• **SET PROBLEM**
Tell how many lines in the data below hold the string "this"; give nothing but the number.
○ ○ ○ ○ ○ ○ ○
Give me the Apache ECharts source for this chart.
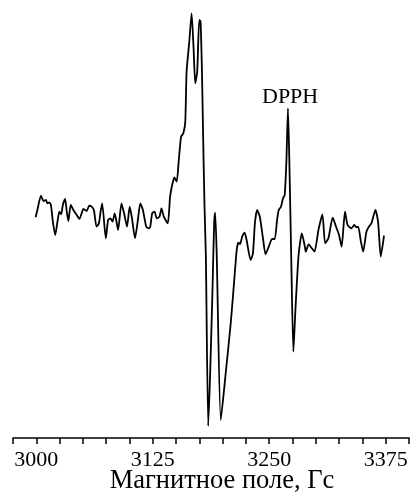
<!DOCTYPE html>
<html><head><meta charset="utf-8">
<script src="https://cdn.jsdelivr.net/npm/echarts@6/dist/echarts.min.js"></script>
<style>html,body{margin:0;padding:0;background:#fff}#c{width:412px;height:493px}</style>
</head><body><div id="c"></div>
<script>
const field = [2999.3,3001.4,3005.0,3007.8,3010.3,3012.0,3013.9,3015.7,3017.8,3020.3,3022.7,3024.8,3026.7,3028.5,3030.9,3032.7,3034.4,3037.0,3039.8,3043.4,3046.2,3048.7,3050.4,3054.1,3056.8,3059.4,3061.8,3064.7,3067.2,3069.0,3070.7,3074.6,3077.1,3079.7,3081.8,3084.2,3087.8,3091.4,3094.2,3097.4,3100.2,3102.7,3105.9,3108.8,3111.6,3114.4,3118.0,3120.8,3122.3,3124.4,3126.9,3129.3,3132.2,3134.4,3136.8,3141.1,3143.6,3145.8,3148.2,3150.7,3152.8,3155.4,3157.8,3159.9,3161.3,3164.2,3166.7,3168.8,3170.6,3172.7,3174.9,3176.3,3177.8,3179.1,3180.5,3182.0,3184.5,3186.6,3189.1,3190.9,3192.0,3193.7,3198.0,3203.3,3208.7,3212.2,3215.1,3216.8,3218.6,3221.0,3223.6,3225.7,3230.0,3232.5,3234.6,3237.0,3239.9,3243.4,3246.0,3249.5,3253.0,3255.9,3258.4,3260.2,3262.6,3264.8,3266.6,3268.4,3270.1,3271.6,3273.7,3275.9,3278.0,3281.5,3285.0,3287.9,3289.3,3292.2,3295.7,3298.6,3302.8,3307.1,3310.0,3313.5,3318.1,3321.7,3324.9,3327.7,3331.3,3334.1,3338.3,3341.2,3343.7,3345.5,3348.4,3350.8,3354.3,3356.9,3359.7,3364.0,3366.8,3369.7,3373.2];
const signal = [-2.3,6,19.3,14,15,11.7,12.7,10,-6.7,-20,-6.7,3.3,0.7,10,16,3.3,-6,10,5,0,-4,1.7,6,4,9.3,8.3,5,-11.7,-8.3,3.3,11.7,-23.3,-5,-3.3,-6.7,1.7,-15,11.7,1.7,-11.7,8.3,-3.3,-23.3,-6.7,11.7,5,-11.7,-13.3,-11.7,1.7,3.3,-3.3,-1.7,6.7,-1.7,-8.3,18.3,30,37.5,33.3,53.3,78.3,81.7,93.3,143.3,173.3,201.7,166.7,131.7,143.3,195,193.3,143.3,76.7,10,-41.7,-211,-158,-75,-8,2.3,-41.7,-205,-158,-108,-68,-35,-27.7,-29,-21.7,-17.7,-25,-45,-38.3,-8.3,5,-1.7,-24,-39.3,-31.7,-24,-24,-5,5,8.3,16.7,20,53.3,106.7,53.3,-46.7,-136.7,-96.7,-40,-18.3,-30,-36.7,-29.3,-33.3,-36.7,-15,0.7,-28.3,-23.3,-2.7,-11.7,-20,-31.7,3.3,-10,-13.3,-10,-12.3,-11.7,-26.7,-36.7,-16.7,-11.7,-8.3,5,-6.7,-41.7,-20.7];
const majorTicks = [3000, 3125, 3250, 3375];
const xName = 'Магнитное поле, Гс';
const annotation = 'DPPH';

const chart = echarts.init(document.getElementById('c'));
const font = '"Liberation Serif", "Times New Roman", serif';
chart.setOption({
  animation: false,
  grid: {left: 13, right: 3, top: 0, bottom: 55, containLabel: false, outerBoundsMode: 'none'},
  xAxis: {
    type: 'value', min: 2975, max: 3400, interval: 25,
    axisLine: {onZero: false, lineStyle: {color: '#000', width: 1.5}},
    axisTick: {inside: false, length: 6, lineStyle: {color: '#000', width: 1.5}},
    splitLine: {show: false},
    axisLabel: {
      margin: 11, color: '#000', fontFamily: font, fontSize: 22,
      showMinLabel: true, showMaxLabel: true, hideOverlap: false,
      formatter: v => majorTicks.includes(v) ? String(v) : ''
    },
    name: xName, nameLocation: 'middle', nameGap: 30, nameMoveOverlap: false,
    nameTextStyle: {color: '#000', fontFamily: font, fontSize: 26.5, padding: [0, 0, 0, 22]}
  },
  yAxis: {type: 'value', min: -223, max: 215, show: false},
  series: [{
    type: 'line', showSymbol: false, smooth: 0.2,
    data: field.map((f, i) => [f, signal[i]]),
    lineStyle: {color: '#000', width: 1.8}
  }],
  graphic: [{
    type: 'text', left: 262, top: 86,
    style: {text: annotation, fill: '#000', font: '22px ' + font}
  }]
});
</script></body></html>
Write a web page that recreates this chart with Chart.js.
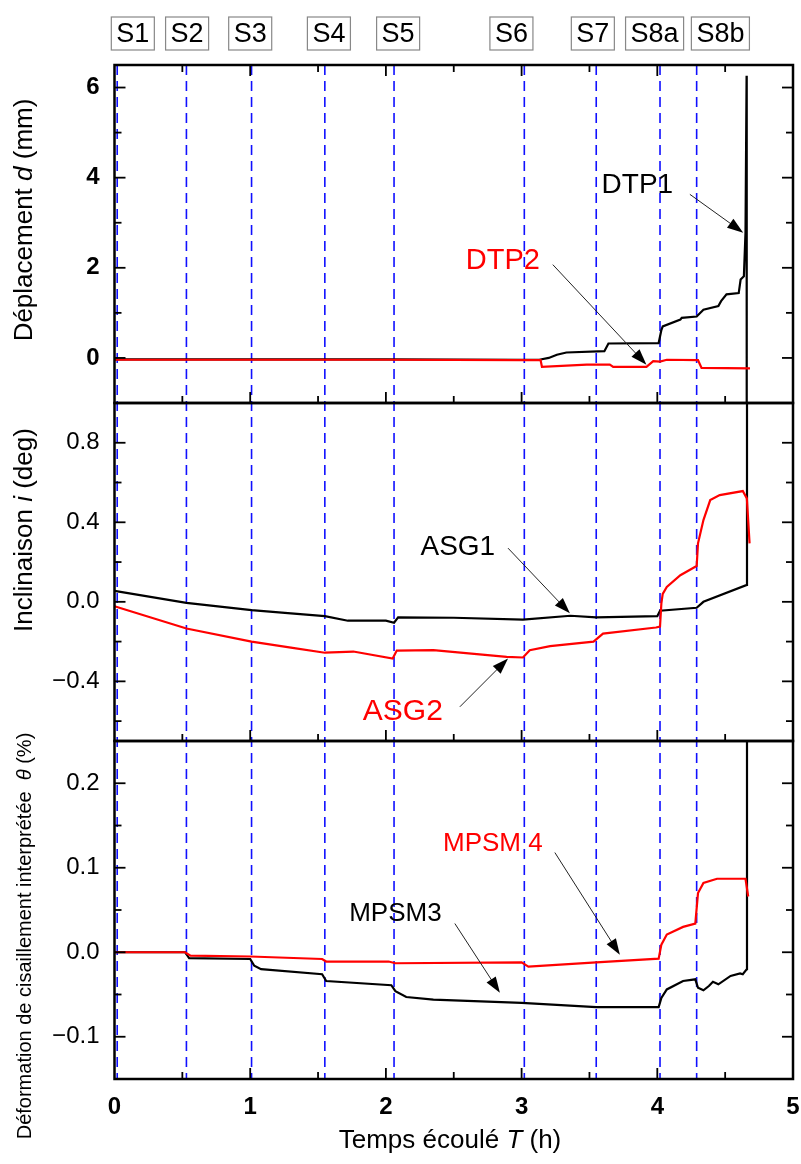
<!DOCTYPE html>
<html>
<head>
<meta charset="utf-8">
<script src="https://cdn.jsdelivr.net/npm/chart.js@4/dist/chart.umd.min.js"></script>
<style>
  html, body { margin: 0; padding: 0; background: #fff; }
  canvas { display: block; }
</style>
</head>
<body>
<canvas id="monitor" width="801" height="1164"></canvas>
<script>
// ============================================================
// Slope monitoring record - three stacked panels on one time axis
// ============================================================

// Loading stages (h)
const stageT = [0.02, 0.53, 1.01, 1.55, 2.06, 3.02, 3.55, 4.02, 4.29];
const stageNames = ['S1', 'S2', 'S3', 'S4', 'S5', 'S6', 'S7', 'S8a', 'S8b'];
const stageLabelT = [0.135, 0.535, 1.0, 1.58, 2.09, 2.925, 3.525, 3.98, 4.465];

// Displacement d (mm)
const dtp1T = [0, 1.0, 2.0, 3.0, 3.13, 3.2, 3.26, 3.33, 3.61, 3.64, 4.01, 4.03, 4.04, 4.17, 4.18, 4.29, 4.34, 4.45, 4.47, 4.51, 4.6, 4.614, 4.638, 4.65, 4.658, 4.659];
const dtp1 = [-0.03, -0.03, -0.03, -0.04, -0.04, 0.0, 0.07, 0.12, 0.15, 0.32, 0.33, 0.62, 0.70, 0.85, 0.89, 0.92, 1.07, 1.15, 1.26, 1.41, 1.44, 1.74, 1.81, 2.78, 6.26, -1.5];
const dtp2T = [0, 1.0, 2.0, 3.0, 3.14, 3.15, 3.48, 3.65, 3.675, 3.92, 3.97, 4.02, 4.07, 4.30, 4.326, 4.683];
const dtp2 = [-0.04, -0.04, -0.04, -0.05, -0.05, -0.2, -0.15, -0.15, -0.2, -0.2, -0.07, -0.08, -0.04, -0.05, -0.22, -0.23];

// Tilt i (deg)
const asg1T = [0, 0.53, 1.01, 1.3, 1.55, 1.72, 2.0, 2.06, 2.09, 2.5, 3.01, 3.36, 3.55, 4.0, 4.02, 4.29, 4.34, 4.66, 4.661];
const asg1 = [0.055, -0.005, -0.042, -0.058, -0.072, -0.095, -0.095, -0.105, -0.078, -0.08, -0.09, -0.07, -0.078, -0.072, -0.045, -0.03, 0.0, 0.085, 1.3];
const asg2T = [0, 0.53, 1.01, 1.3, 1.55, 1.76, 2.05, 2.08, 2.35, 2.89, 3.01, 3.06, 3.21, 3.53, 3.6, 3.99, 4.02, 4.03, 4.04, 4.07, 4.17, 4.28, 4.29, 4.30, 4.34, 4.39, 4.46, 4.63, 4.66, 4.68];
const asg2 = [-0.022, -0.134, -0.2, -0.23, -0.256, -0.25, -0.285, -0.245, -0.243, -0.277, -0.28, -0.243, -0.223, -0.2, -0.16, -0.129, -0.125, -0.008, 0.04, 0.075, 0.134, 0.176, 0.18, 0.294, 0.411, 0.512, 0.537, 0.557, 0.52, 0.294];

// Interpreted shear strain theta (%)
const mpsm3T = [0, 0.52, 0.55, 1.0, 1.03, 1.08, 1.53, 1.56, 2.04, 2.07, 2.15, 2.35, 3.0, 3.55, 4.01, 4.03, 4.07, 4.19, 4.28, 4.30, 4.34, 4.38, 4.41, 4.45, 4.54, 4.61, 4.63, 4.66, 4.661];
const mpsm3 = [0.0, 0.0, -0.007, -0.008, -0.016, -0.02, -0.026, -0.034, -0.039, -0.046, -0.053, -0.056, -0.06, -0.065, -0.065, -0.054, -0.044, -0.034, -0.032, -0.042, -0.045, -0.04, -0.035, -0.038, -0.028, -0.025, -0.026, -0.02, 0.3];
const mpsm4T = [0, 0.52, 0.56, 1.0, 1.53, 1.56, 2.02, 2.07, 3.0, 3.05, 3.55, 4.01, 4.03, 4.07, 4.19, 4.28, 4.30, 4.34, 4.44, 4.65, 4.67];
const mpsm4 = [0.0, 0.0, -0.004, -0.005, -0.008, -0.011, -0.011, -0.013, -0.012, -0.017, -0.012, -0.0075, 0.009, 0.021, 0.03, 0.034, 0.07, 0.082, 0.087, 0.087, 0.066];

// Series labels with their leader arrows: [text, colour, size, axis, tx, ty, fromX, fromY, toX, toY]
const callouts = [
    ['DTP1', '#000', 28, 'yD', 3.853, 3.83, 4.24, 3.63, 4.633, 2.78],
    ['DTP2', '#f00', 29, 'yD', 2.862, 2.16, 3.23, 2.07, 3.92, -0.15],
    ['ASG1', '#000', 28, 'yI', 2.53, 0.275, 2.90, 0.27, 3.356, -0.058],
    ['ASG2', '#f00', 30, 'yI', 2.125, -0.555, 2.545, -0.528, 2.90, -0.285],
    ['MPSM 4', '#f00', 26, 'yS', 2.788, 0.128, 3.245, 0.118, 3.724, -0.003],
    ['MPSM3', '#000', 26, 'yS', 2.07, 0.045, 2.508, 0.034, 2.84, -0.048]
];

const FONT = "'Liberation Sans', Arial, sans-serif";
const NARROW = "'Liberation Sans Narrow', 'Liberation Sans', Arial, sans-serif";

function toXY(ts, vs) {
    return ts.map((t, i) => ({ x: t, y: vs[i] }));
}

function series(label, ts, vs, axis, color) {
    return {
        label: label,
        data: toXY(ts, vs),
        yAxisID: axis,
        borderColor: color,
        borderWidth: 2.2,
        pointRadius: 0,
        tension: 0,
        fill: false
    };
}

function minus(s) {
    return s.replace('-', '\u2212');
}

// y panel: no built-in grid/border, labels only on major steps
function panelAxis(min, max, step, major, fmt, weight) {
    return {
        type: 'linear',
        position: 'left',
        stack: 'panels',
        stackWeight: 1,
        min: min,
        max: max,
        grid: { display: false, drawTicks: false },
        border: { display: false },
        ticks: {
            stepSize: step,
            includeBounds: false,
            padding: 15,
            color: '#000',
            autoSkip: false,
            font: { family: FONT, size: 24, weight: weight },
            callback: (v) => {
                const k = v / major;
                return Math.abs(k - Math.round(k)) < 1e-6 ? minus(fmt(v)) : '';
            }
        },
        afterFit: (s) => { s.width = 114.5; }
    };
}

function onStep(v, step) {
    const k = v / step;
    return Math.abs(k - Math.round(k)) < 1e-6;
}

function line(ctx, x1, y1, x2, y2) {
    ctx.beginPath();
    ctx.moveTo(x1, y1);
    ctx.lineTo(x2, y2);
    ctx.stroke();
}

// Text made of upright and italic pieces, centred on (x, y)
function drawRich(ctx, parts, x, y, size, angle) {
    ctx.save();
    ctx.translate(x, y);
    ctx.rotate(angle);
    const fontOf = (p) => (p[1] ? 'italic ' : '') + size + 'px ' + FONT;
    let total = 0;
    parts.forEach(p => { ctx.font = fontOf(p); total += ctx.measureText(p[0]).width; });
    let cx = -total / 2;
    ctx.textAlign = 'left';
    ctx.textBaseline = 'middle';
    ctx.fillStyle = '#000';
    parts.forEach(p => {
        ctx.font = fontOf(p);
        ctx.fillText(p[0], cx, 0);
        cx += ctx.measureText(p[0]).width;
    });
    ctx.restore();
}

function arrow(ctx, x1, y1, x2, y2) {
    const ang = Math.atan2(y2 - y1, x2 - x1);
    const len = 16, half = 5.5;
    ctx.strokeStyle = '#222';
    ctx.lineWidth = 1;
    line(ctx, x1, y1, x2 - Math.cos(ang) * len * 0.8, y2 - Math.sin(ang) * len * 0.8);
    ctx.fillStyle = '#000';
    ctx.beginPath();
    ctx.moveTo(x2, y2);
    ctx.lineTo(x2 - Math.cos(ang) * len - Math.sin(ang) * half, y2 - Math.sin(ang) * len + Math.cos(ang) * half);
    ctx.lineTo(x2 - Math.cos(ang) * len + Math.sin(ang) * half, y2 - Math.sin(ang) * len - Math.cos(ang) * half);
    ctx.closePath();
    ctx.fill();
}

const panelSteps = { yD: 1, yI: 0.2, yS: 0.05 };

const panelDecor = {
    id: 'panelDecor',
    beforeDatasetsDraw(chart) {
        const ctx = chart.ctx, x = chart.scales.x, a = chart.chartArea;
        // stage boundaries
        ctx.save();
        ctx.strokeStyle = '#1010ff';
        ctx.lineWidth = 1.6;
        ctx.setLineDash([10, 6]);
        stageT.forEach(t => {
            const px = x.getPixelForValue(t);
            line(ctx, px, a.top, px, a.bottom);
        });
        ctx.restore();
    },
    beforeDatasetDraw(chart, args) {
        // keep each series inside its own panel
        const ds = chart.data.datasets[args.index];
        const ys = chart.scales[ds.yAxisID];
        const a = chart.chartArea;
        chart.ctx.save();
        chart.ctx.beginPath();
        chart.ctx.rect(a.left, ys.top, a.right - a.left, ys.bottom - ys.top);
        chart.ctx.clip();
    },
    afterDatasetDraw(chart) {
        chart.ctx.restore();
    },
    afterDraw(chart) {
        const ctx = chart.ctx, x = chart.scales.x, a = chart.chartArea;
        ctx.save();
        ctx.strokeStyle = '#000';

        ['yD', 'yI', 'yS'].forEach((id, n) => {
            const s = chart.scales[id];
            const step = panelSteps[id];
            ctx.lineWidth = 1.8;
            // y ticks, both sides, pointing inward
            s.ticks.forEach(t => {
                if (!onStep(t.value, step)) return;
                const py = s.getPixelForValue(t.value);
                if (py < s.top + 2 || py > s.bottom - 2) return;
                const len = t.label !== '' ? 11 : 7;
                line(ctx, a.left, py, a.left + len, py);
                line(ctx, a.right, py, a.right - len, py);
            });
            // x ticks along the panel bottom (and the very top)
            x.ticks.forEach(t => {
                if (!onStep(t.value, 0.5)) return;
                const px = x.getPixelForValue(t.value);
                if (px < a.left + 2 || px > a.right - 2) return;
                const len = t.label !== '' ? 11 : 7;
                line(ctx, px, s.bottom, px, s.bottom - len);
                if (n === 0) line(ctx, px, s.top, px, s.top + len);
            });
            ctx.lineWidth = 2.5;
            ctx.strokeRect(a.left, s.top, a.right - a.left, s.bottom - s.top);
        });

        // stage names above the plot
        ctx.font = '27px ' + NARROW;
        ctx.textAlign = 'center';
        ctx.textBaseline = 'middle';
        stageNames.forEach((name, i) => {
            const cx = x.getPixelForValue(stageLabelT[i]);
            const w = Math.max(40, ctx.measureText(name).width + 10);
            ctx.fillStyle = '#fff';
            ctx.fillRect(cx - w / 2, 17, w, 33);
            ctx.strokeStyle = '#888';
            ctx.lineWidth = 1.2;
            ctx.strokeRect(cx - w / 2, 17, w, 33);
            ctx.fillStyle = '#000';
            ctx.fillText(name, cx, 34.5);
        });

        // series callouts
        callouts.forEach(c => {
            const ys = chart.scales[c[3]];
            ctx.font = c[2] + 'px ' + FONT;
            ctx.fillStyle = c[1];
            ctx.textAlign = 'center';
            ctx.textBaseline = 'middle';
            ctx.fillText(c[0], x.getPixelForValue(c[4]), ys.getPixelForValue(c[5]));
            arrow(ctx, x.getPixelForValue(c[6]), ys.getPixelForValue(c[7]),
                x.getPixelForValue(c[8]), ys.getPixelForValue(c[9]));
        });

        // axis titles
        drawRich(ctx, [['D\u00e9placement ', false], ['d', true], [' (mm)', false]], 25, 220, 26, -Math.PI / 2);
        drawRich(ctx, [['Inclinaison ', false], ['i', true], [' (deg)', false]], 25, 530, 26, -Math.PI / 2);
        drawRich(ctx, [['D\u00e9formation de cisaillement interpr\u00e9t\u00e9e  ', false], ['\u03b8', true], [' (%)', false]], 25, 936, 20, -Math.PI / 2);
        drawRich(ctx, [['Temps \u00e9coul\u00e9 ', false], ['T', true], [' (h)', false]], 450, 1141, 26, 0);
        ctx.restore();
    }
};

// Chart.js paints the first dataset last, so the red series come first to sit on top
const chart = new Chart(document.getElementById('monitor').getContext('2d'), {
    type: 'line',
    data: {
        datasets: [
            series('DTP2', dtp2T, dtp2, 'yD', '#f00'),
            series('DTP1', dtp1T, dtp1, 'yD', '#000'),
            series('ASG2', asg2T, asg2, 'yI', '#f00'),
            series('ASG1', asg1T, asg1, 'yI', '#000'),
            series('MPSM 4', mpsm4T, mpsm4, 'yS', '#f00'),
            series('MPSM3', mpsm3T, mpsm3, 'yS', '#000')
        ]
    },
    options: {
        responsive: false,
        animation: false,
        events: [],
        layout: { padding: { top: 65, right: 8, bottom: 0, left: 0 } },
        plugins: { legend: { display: false }, tooltip: { enabled: false } },
        scales: {
            x: {
                type: 'linear',
                position: 'bottom',
                min: 0,
                max: 5,
                grid: { display: false, drawTicks: false },
                border: { display: false },
                ticks: {
                    stepSize: 0.5,
                    padding: 14,
                    autoSkip: false,
                    maxRotation: 0,
                    color: '#000',
                    font: { family: FONT, size: 24, weight: 'bold' },
                    callback: (v) => Number.isInteger(v) ? String(v) : ''
                },
                afterFit: (s) => {
                    s.height = 85;
                    s.paddingLeft = 0;
                    s.paddingRight = 0;
                }
            },
            // stacked bottom-up
            yS: panelAxis(-0.15, 0.25, 0.05, 0.1, v => v.toFixed(1), 'normal'),
            yI: panelAxis(-0.7, 1.0, 0.2, 0.4, v => v.toFixed(1), 'normal'),
            yD: panelAxis(-1, 6.5, 1, 2, v => String(Math.round(v)), 'bold')
        }
    },
    plugins: [panelDecor]
});
</script>
</body>
</html>
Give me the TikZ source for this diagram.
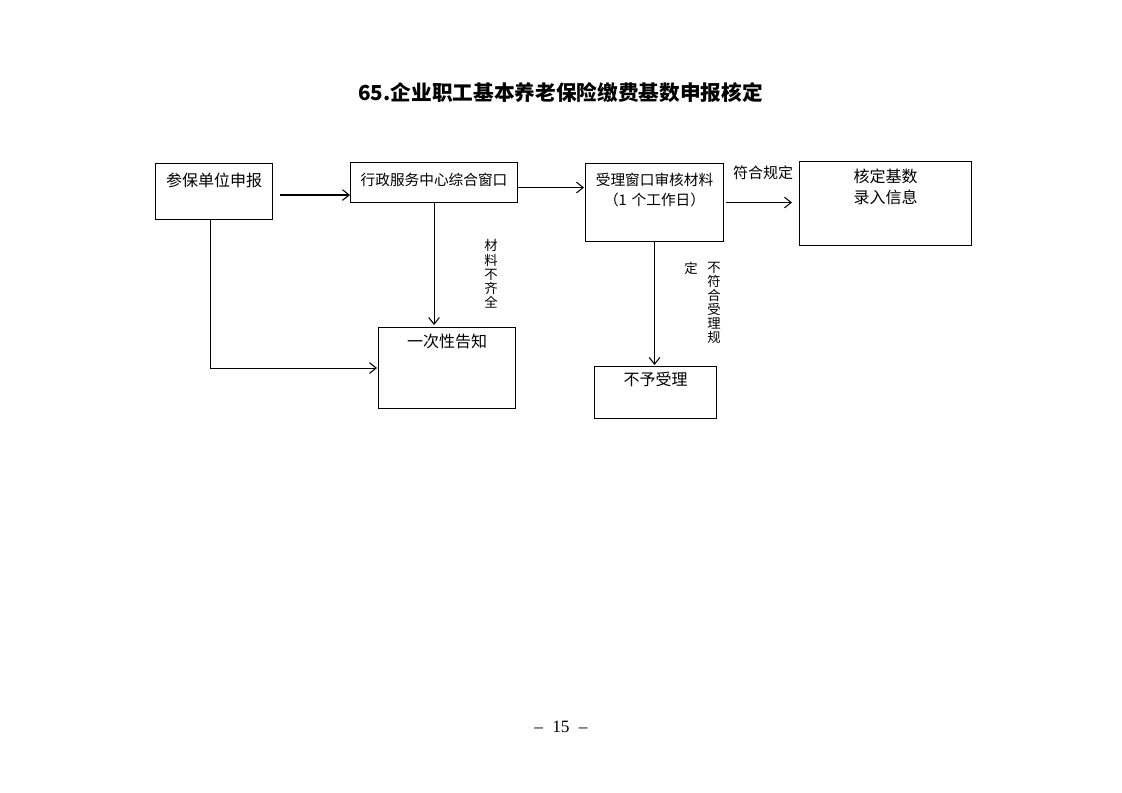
\documentclass[tikz,border=0pt]{standalone}
\usepackage{fontspec}
\setmainfont{Liberation Serif}
\newfontfamily\cjk{Noto Sans CJK SC}
\usetikzlibrary{arrows.meta}
\tikzset{
  box/.style={draw, line width=0.8pt, anchor=north west, inner xsep=0pt, inner ysep=0pt, align=center},
  arr/.style={draw, line width=0.8pt, -{Straight Barb[length=5pt,width=8pt]}},
  vlabel/.style={inner sep=0pt, align=center, font=\cjk\fontsize{10}{10.6}\selectfont}
}
\begin{document}
\begin{tikzpicture}[x=0.75pt, y=-0.75pt]
    \useasboundingbox (0,0) rectangle (1122,793);
    \node (title) at (560.5,93) {\cjk\bfseries\fontsize{15.5}{18}\selectfont 65.企业职工基本养老保险缴费基数申报核定};
    % boxes
    \node[box, text width=87.75pt, text height=17.25pt, text depth=24.75pt, font=\cjk\fontsize{12}{15}\selectfont] (apply) at (155,163) {参保单位申报};
    \node[box, text width=125.25pt, text height=17.25pt, text depth=12.75pt, font=\cjk\fontsize{11}{15}\selectfont] (window) at (350,162) {行政服务中心综合窗口};
    \node[box, text width=103.5pt, text height=16.5pt, text depth=42pt, font=\cjk\fontsize{11}{15}\selectfont] (check) at (585,163) {受理窗口审核材料\\（1 个工作日）};
    \node[box, text width=129pt, text height=15.75pt, text depth=47.25pt, font=\cjk\fontsize{12}{15.75}\selectfont] (record) at (799,161) {核定基数\\录入信息};
    \node[box, text width=102.75pt, text height=15pt, text depth=45.75pt, font=\cjk\fontsize{12}{15}\selectfont] (notice) at (378,327) {一次性告知};
    \node[box, text width=91.5pt, text height=14.25pt, text depth=24.75pt, font=\cjk\fontsize{12}{15}\selectfont] (reject) at (594,366) {不予受理};
    % labels
    \node[font=\cjk\fontsize{11.25}{13}\selectfont, inner sep=0pt] (lblok) at (763,173) {符合规定};
    \node[vlabel] (lblmiss) at (491,274) {材\\料\\不\\齐\\全};
    \node[vlabel] (lblno) at (714,303) {不\\符\\合\\受\\理\\规};
    \node[vlabel] (lblno2) at (691,268) {定};
    % arrows
    \coordinate (a1) at (280,195);
    \draw[arr] (a1) -- (a1 -| window.west);
    \draw[arr] ([yshift=-3.75pt]window.east) -- ([yshift=-3.75pt,xshift=-0.75pt]window.east -| check.west);
    \draw[arr] ([xshift=1.5pt]check.east) -- ([xshift=-5.25pt]check.east -| record.west);
    \draw[arr] (window.south) -- ([yshift=1.5pt]window.south |- notice.north);
    \draw[arr] ([xshift=-2.6pt]apply.south) |- ([xshift=-0.75pt]notice.west);
    \draw[arr] (check.south) -- ([yshift=0.75pt]check.south |- reject.north);
    % page number
    \node (page) at (561,727) {\fontsize{13}{15}\selectfont –\hspace{7pt}15\hspace{7pt}–};
\end{tikzpicture}
\end{document}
○ ○ ○ ○ ○ ○ ○
• **TASK ANSWER**
3